Marco Aurélio foi voto vencido junto com Carlos Britto, que considerou que há risco de se fugir da tendência do tribunal quando a Turma julgadora é composta majoritariamente por juízes convocados.
No Superior Tribunal de Justiça, antes de a ministra Maria Thereza decidir pela nulidade do julgamento, o ministro aposentado Wilson Patterson, no Habeas Corpus 9.405, também vindo de São Paulo, assim como os HCs analisados pelo Supremo, já tinha afirmado que são nulos os julgamentos proferidos por Turma formada, na maioria, por juízes de primeira instância.
Maria Thereza repetiu os argumentos do ministro aposentado do STJ e foi além. Disse que a criação de turmas julgadoras compostas integralmente por juízes de primeira instância foi reservada pela Constituição Federal apenas para os casos de infração de menor potencial ofensivo, de acordo com o artigo 98, inciso I.
Na decisão do caso analisado pela 6ª Turma, Maria Thereza afirmou que mesmo existindo leis que admitam a convocação de juízes, “o que não pode ser aceito é a criação de câmaras apenas presididas por um desembargador, e, no mais, compostas exclusivamente por juízes convocados”.
Segundo a ministra, o que aconteceu no caso da turma julgadora do TJ paulista foi que todos os juízes participaram do julgamento como relator, segundo juiz e terceiro juiz. “Formou-se, em verdade, uma turma julgadora equiparada à turma recursal dos juizados especiais criminais, exclusivamente por juízes de primeira instância. Penso que, quando a Resolução do Tribunal de Justiça de São Paulo, dispôs que o juiz substituto em segundo grau poderia oficiar o relator, revisor ou vogal, não quis dizer que eles poderiam sê-los a um só tempo, formando uma única câmara”, afirmou.
Ironia
O julgamento no STJ contou com o voto do juiz convocado do Tribunal Regional Federal da 1ª Região, Carlos Fernando Mathias, que acompanhou a relatora. Ele escreveu que nunca mandou para as turmas suplementares do TRF, formada por juízes convocados, qualquer processo. “Tal fato me dá um certo alento, não para dizer: ‘eu não disse’. Mas exatamente porque estão ali membros que não integram o tribunal”, considerou.
“São todos jovens, com muito talento — nenhum reparo quanto a isso — mas exatamente o princípio do juízo natural que era afetado e não sei até como o Ministério Público, nem a Ordem dos Advogados do Brasil não avançaram nisso, porque fere o princípio do juízo natural e toda a história do Direito. A declaração dos direitos dos homens e do cidadão já dizia como garantia que ninguém poderá ser julgado a não ser por um juiz natural”, afirmou Fernando Mathias.

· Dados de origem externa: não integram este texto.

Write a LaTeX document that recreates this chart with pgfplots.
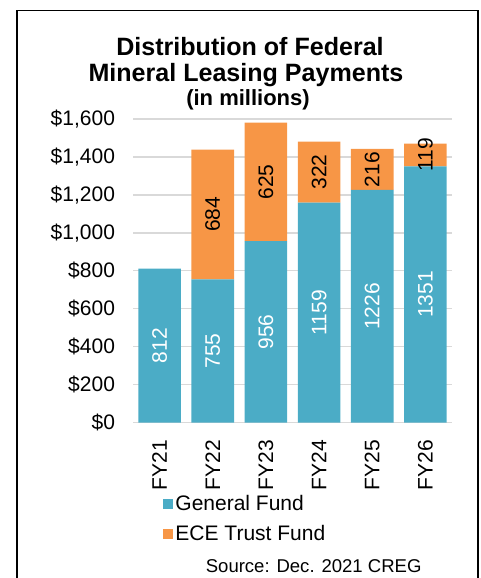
\documentclass[border=0pt]{standalone}
\usepackage{fontspec}
\setmainfont{Liberation Sans}
\usepackage{pgfplots}
\pgfplotsset{compat=1.18}
\definecolor{gfblue}{HTML}{4BACC6}
\definecolor{eceorange}{HTML}{F79646}
\definecolor{gridgray}{HTML}{D9D9D9}
\newcommand{\lbl}{\fontsize{15.75}{18.9}\selectfont}
\begin{document}
\begin{tikzpicture}
\useasboundingbox (0,0) rectangle (360pt,433.5pt);
% outer frame (bottom edge is outside the picture)
\draw[line width=1.3pt] (12.75pt,-2pt) -- (12.75pt,425.6pt) -- (358.4pt,425.6pt) -- (358.4pt,-2pt);

% title
\node[font=\fontsize{18.8}{22}\selectfont\bfseries, anchor=base, inner sep=0pt] at (187.5pt,391.7pt) {Distribution of Federal};
\node[font=\fontsize{18.8}{22}\selectfont\bfseries, anchor=base, inner sep=0pt] at (184.5pt,372.7pt) {Mineral Leasing Payments};
\node[font=\fontsize{16.5}{19}\selectfont\bfseries, anchor=base, inner sep=0pt] at (186pt,354pt) {(in millions)};

\begin{axis}[
  at={(99.75pt,116.5pt)}, anchor=south west,
  scale only axis, width=239.25pt, height=227.75pt,
  ybar stacked, bar width=0.8,
  xmin=-0.5, xmax=5.5, ymin=0, ymax=1600,
  xtick={0,1,2,3,4,5},
  xticklabels={FY21,FY22,FY23,FY24,FY25,FY26},
  ytick={0,200,...,1600},
  yticklabel={\$\pgfmathprintnumber{\tick}},
  /pgf/number format/assume math mode=true,
  tick label style={font=\lbl},
  xticklabel style={rotate=90, anchor=east},
  xticklabel shift=9.5pt,
  yticklabel shift=10pt,
  major tick length=0pt,
  axis line style={draw=none},
  ymajorgrids=true,
  grid style={gridgray, line width=1pt},
  legend style={draw=none, fill=none, at={(0.08,-0.22)}, anchor=north west,
    font=\lbl, row sep=6pt, legend cell align=left},
  legend image code/.code={\fill[#1] (0pt,-3.75pt) rectangle (7.5pt,3.75pt);},
  point meta=explicit symbolic,
  nodes near coords,
  nodes near coords style={font=\lbl, rotate=90, anchor=center},
]
\addplot[fill=gfblue, draw=none, nodes near coords style={text=white}]
  coordinates {(0,812) [812] (1,755) [755] (2,956) [956] (3,1159) [1159] (4,1226) [1226] (5,1351) [1351]};
\addplot[fill=eceorange, draw=none, nodes near coords style={text=black}]
  coordinates {(0,0) [] (1,684) [684] (2,625) [625] (3,322) [322] (4,216) [216] (5,119) [119]};
\legend{General Fund, ECE Trust Fund}
\draw[gridgray, line width=1.5pt] (axis cs:-0.5,0) -- (axis cs:5.5,0);
\end{axis}

\node[font=\fontsize{13.9}{16}\selectfont, anchor=base east, inner sep=0pt] at (316.3pt,4pt) {Source: Dec. 2021 CREG};
\end{tikzpicture}
\end{document}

Também votou com Maria Thereza, o ministro Hamilton Carvalhido. Ele fez a ressalva de que não é nulo o julgamento feito por turma que tem em sua composição juízes convocados, mas o que disse não poder admitir é a “composição de câmaras formadas majoritariamente por juízes convocados”.
Segundo seu entendimento, “em casos tais é de se afirmar ofensa ao princípio do juiz natural, bem como das normas dos artigos 93, inciso III, 94 e 98, da Constituição da República”. Os artigos prevêem que o acesso aos tribunais será por antigüidade e merecimento e dispõe sobre a formação dos juizados especiais.
A decisão da 6ª Turma foi tomada no mês de setembro e o acórdão foi publicado em novembro. Não há mais possibilidade de recurso. O processo voltou para o Tribunal de Justiça, para que desembargadores decidam sobre o futuro do acusado de homicídio.